According to the Barna Research Group, a 2002 survey showed that approximately 64% of American adults believe truth is relative to one’s circumstances or situation. Only a third of the respondents cited agreement with the concept of “absolute truth.” According to Barna, these numbers include self-described Christians.
Popular though it may be, relativism, as well as skepticism, falls short in credibly confronting some fundamental challenges to its philosophical integrity. The most powerful challenge stems from life itself. Quite simply, relativism cannot be logically lived out.
“An individual will live his or her life almost entirely on a nonrelativistic true-false basis,” writes Winfried Corduan, a religion and philosophy professor at Indiana’s Taylor University. “Either I missed the bus, or I didn’t miss the bus. Either this is Friday, or it is not Friday. Either I have eaten lunch, or I have not eaten lunch.”
No sane person approaches life in a purely relativistic sense. If you apply for a job, you will either be hired or you won’t.
If you get the word that the job went to someone else, and yet show up for the job, expecting an office and a paycheck, what do you think will happen? When your would-be boss reminds you that the job went to another candidate, are you going to say: “Well, that’s your truth. My reality is somewhat different.”
As Professor Corduan observes, “Relativism only seems to pop up at certain crucial moments, usually in the sphere of morality and religion.”
The Real Challenge to Knowing Truth
It’s one thing to disprove relativism, but it’s another to prove Christianity. And this is where skepticism comes into play.
Closely related to relativism, philosophical skepticism is a school of thought that critically questions whether one can ever really possess true knowledge.

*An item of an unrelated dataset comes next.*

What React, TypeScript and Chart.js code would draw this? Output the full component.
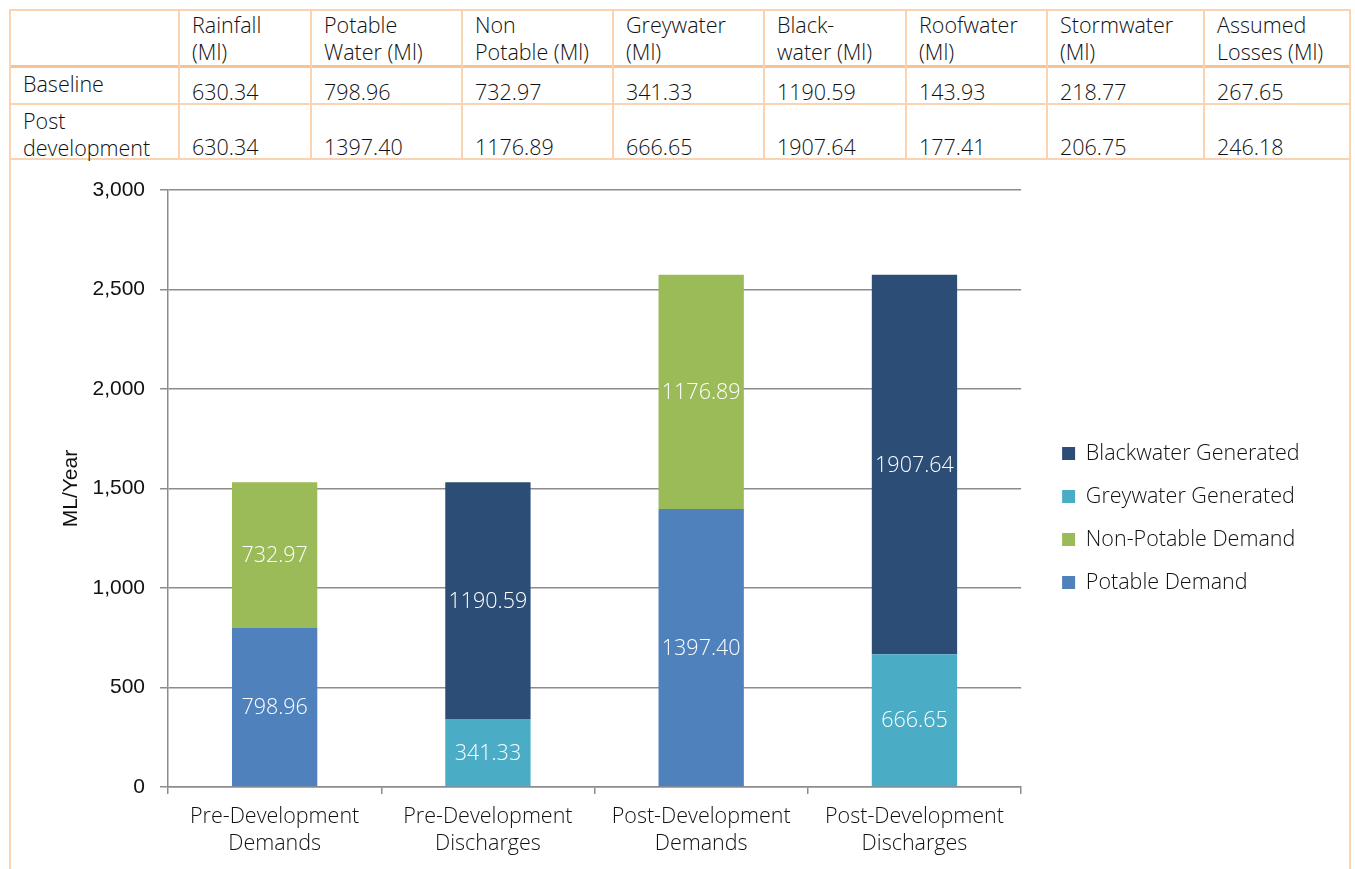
import React, { useEffect, useRef } from 'react';
import { Chart, registerables } from 'chart.js';

Chart.register(...registerables);

// ---------- data ----------
const categories = [
  ['Pre-Development', 'Demands'],
  ['Pre-Development', 'Discharges'],
  ['Post-Development', 'Demands'],
  ['Post-Development', 'Discharges'],
];
const potableDemand = [798.96, null, 1397.4, null];
const nonPotableDemand = [732.97, null, 1176.89, null];
const greywaterGenerated = [null, 341.33, null, 666.65];
const blackwaterGenerated = [null, 1190.59, null, 1907.64];
const yMin = 0;
const yMax = 3000;
const yStep = 500;
const yTitle = 'ML/Year';

const tableHeaders = [
  [],
  ['Rainfall', '(Ml)'],
  ['Potable', 'Water (Ml)'],
  ['Non', 'Potable (Ml)'],
  ['Greywater', '(Ml)'],
  ['Black-', 'water (Ml)'],
  ['Roofwater', '(Ml)'],
  ['Stormwater', '(Ml)'],
  ['Assumed', 'Losses (Ml)'],
];
const rowLabels = [['Baseline'], ['Post', 'development']];
const baselineValues = ['630.34', '798.96', '732.97', '341.33', '1190.59', '143.93', '218.77', '267.65'];
const postDevelopmentValues = ['630.34', '1397.40', '1176.89', '666.65', '1907.64', '177.41', '206.75', '246.18'];

// ---------- layout / style ----------
const FONT = '"Open Sans", "Noto Sans", sans-serif';
const AXIS_FONT = '"Liberation Sans", Arial, sans-serif';
const TEXT = '#111111';
const BORDER = '#FAD3B2';
const BORDER_STRONG = '#F8C291';
const GRID = '#8c8c8c';
const colLines = [9, 178, 310, 461, 612, 763, 905, 1046, 1203, 1349];

const barValueLabels = {
  id: 'barValueLabels',
  afterDatasetsDraw(chart: any) {
    const { ctx } = chart;
    ctx.save();
    ctx.font = `300 21.5px ${FONT}`;
    ctx.fillStyle = '#ffffff';
    ctx.textAlign = 'center';
    ctx.textBaseline = 'middle';
    chart.data.datasets.forEach((ds: any, i: number) => {
      const meta = chart.getDatasetMeta(i);
      if (meta.hidden) return;
      meta.data.forEach((el: any, j: number) => {
        const v = ds.data[j];
        if (v == null) return;
        const { x, y, base } = el.getProps(['x', 'y', 'base'], true);
        ctx.fillText(Number(v).toFixed(2), x, (y + base) / 2 + 1);
      });
    });
    ctx.restore();
  },
};

function ChartCanvas() {
  const ref = useRef<HTMLCanvasElement | null>(null);
  useEffect(() => {
    if (!ref.current) return;
    const chart = new Chart(ref.current, {
      type: 'bar',
      data: {
        labels: categories,
        datasets: [
          { label: 'Potable Demand', data: potableDemand, backgroundColor: '#4F81BD', stack: 's' },
          { label: 'Non-Potable Demand', data: nonPotableDemand, backgroundColor: '#9BBB59', stack: 's' },
          { label: 'Greywater Generated', data: greywaterGenerated, backgroundColor: '#4BACC6', stack: 's' },
          { label: 'Blackwater Generated', data: blackwaterGenerated, backgroundColor: '#2C4D75', stack: 's' },
        ] as any,
      },
      options: {
        responsive: false,
        animation: false,
        events: [],
        layout: { padding: { left: 0, top: 6, right: 38.5, bottom: 0 } },
        datasets: { bar: { barPercentage: 0.5, categoryPercentage: 0.8 } } as any,
        plugins: {
          legend: {
            position: 'right',
            align: 'center',
            reverse: true,
            maxWidth: 400,
            labels: {
              boxWidth: 13,
              boxHeight: 13,
              padding: 21.5,
              color: TEXT,
              font: { family: FONT, size: 21.5, weight: '300' },
            },
          },
          tooltip: { enabled: false },
        },
        scales: {
          x: {
            stacked: true,
            grid: {
              display: true,
              drawOnChartArea: false,
              drawTicks: true,
              tickLength: 7,
              color: GRID,
              lineWidth: 1.5,
              offset: true,
            },
            border: { display: true, color: GRID, width: 1.5 },
            ticks: {
              color: TEXT,
              font: { family: FONT, size: 21.5, lineHeight: 1.26, weight: '300' },
              padding: 9,
              maxRotation: 0,
              autoSkip: false,
            },
            afterFit: (s: any) => { s.height = 82; },
          },
          y: {
            stacked: true,
            min: yMin,
            max: yMax,
            grid: { color: GRID, lineWidth: 1.5, tickLength: 8, drawTicks: true },
            border: { display: true, color: GRID, width: 1.5 },
            ticks: {
              stepSize: yStep,
              color: TEXT,
              font: { family: AXIS_FONT, size: 21 },
              padding: 15,
            },
            title: {
              display: true,
              text: yTitle,
              color: TEXT,
              font: { family: AXIS_FONT, size: 21 },
              padding: { top: 48, bottom: 0 },
            },
            afterFit: (s: any) => { s.width = 157; },
          },
          gapTop: {
            type: 'linear',
            position: 'top',
            display: true,
            grid: { display: false },
            border: { display: false },
            ticks: { display: false },
            afterFit: (s: any) => { s.height = 23; },
          },
          gapRight: {
            type: 'linear',
            position: 'right',
            display: true,
            grid: { display: false },
            border: { display: false },
            ticks: { display: false },
            afterFit: (s: any) => { s.width = 19.5; },
          },
        } as any,
      },
      plugins: [barValueLabels],
    });
    return () => chart.destroy();
  }, []);
  return <canvas ref={ref} width={1337} height={708} style={{ position: 'absolute', left: 11, top: 161, width: 1337, height: 708 }} />;
}

function Table() {
  const items: React.ReactNode[] = [];
  const hLine = (y: number, h: number, c: string, k: string) => (
    <div key={k} style={{ position: 'absolute', left: 9, top: y, width: 1342, height: h, background: c }} />
  );
  items.push(hLine(9, 2, BORDER, 'h0'));
  items.push(hLine(65, 3, BORDER_STRONG, 'h1'));
  items.push(hLine(103, 2, BORDER, 'h2'));
  items.push(hLine(158, 2, BORDER, 'h3'));
  colLines.forEach((x, i) => {
    const outer = i === 0 || i === colLines.length - 1;
    items.push(
      <div key={'v' + i} style={{ position: 'absolute', left: x, top: 9, width: 2, height: outer ? 880 : 151, background: BORDER }} />
    );
  });
  const textStyle = (x: number, y: number): React.CSSProperties => ({
    position: 'absolute', left: x, top: y, fontFamily: FONT, fontWeight: 300, fontSize: 21.5, lineHeight: '27.4px', color: TEXT, whiteSpace: 'nowrap',
  });
  tableHeaders.forEach((lines, i) => {
    if (!lines.length) return;
    items.push(
      <div key={'th' + i} style={textStyle(colLines[i] + 14, 11)}>
        {lines.map((l, k) => <div key={k}>{l}</div>)}
      </div>
    );
  });
  const rows = [baselineValues, postDevelopmentValues];
  const labelTops = [69.5, 106.5];
  const valueTops = [77.5, 132.5];
  rows.forEach((vals, r) => {
    items.push(
      <div key={'rl' + r} style={textStyle(colLines[0] + 14, labelTops[r])}>
        {rowLabels[r].map((l, k) => <div key={k}>{l}</div>)}
      </div>
    );
    vals.forEach((v, c) => {
      items.push(<div key={'c' + r + '-' + c} style={textStyle(colLines[c + 1] + 14, valueTops[r])}>{v}</div>);
    });
  });
  return <>{items}</>;
}

export default function App() {
  return (
    <div style={{ position: 'fixed', left: 0, top: 0, width: 1355, height: 869, overflow: 'hidden', background: '#ffffff' }}>
      <Table />
      <ChartCanvas />
    </div>
  );
}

While many skeptics believe that some knowledge can be reached, for most, the quest for truth and knowledge is a never-ending one – and a very personal one. Skeptics thus contend that anyone making exclusive, universal truth claims (as Christians do) should be considered suspect.
Here, a distinction is necessary. A true skeptic is one who argues that truth and knowledge, in their purest and fullest sense, are forever elusive. This is not the same as one who suspends judgment temporarily until further information becomes available.
Of course, suspension of judgment is often indefinite in our society, given the degree of apathy we see around us. Apathy is perhaps the greatest challenge, not only for Christianity but other religions as well. It was no different in the Roman world, when the emperors used entertainment to appease and distract the people, while they continued in their corrupt and tyrannical ways.
The significant thing about Pilate’s question is that, according to the Gospel of John, he didn’t stick around to hear an answer. And this is the case with most people today. They glide through life, refusing to confront truth claims generally, let alone those of Christianity, preferring ignorance to knowledge.
Is it because they are afraid of what they might uncover?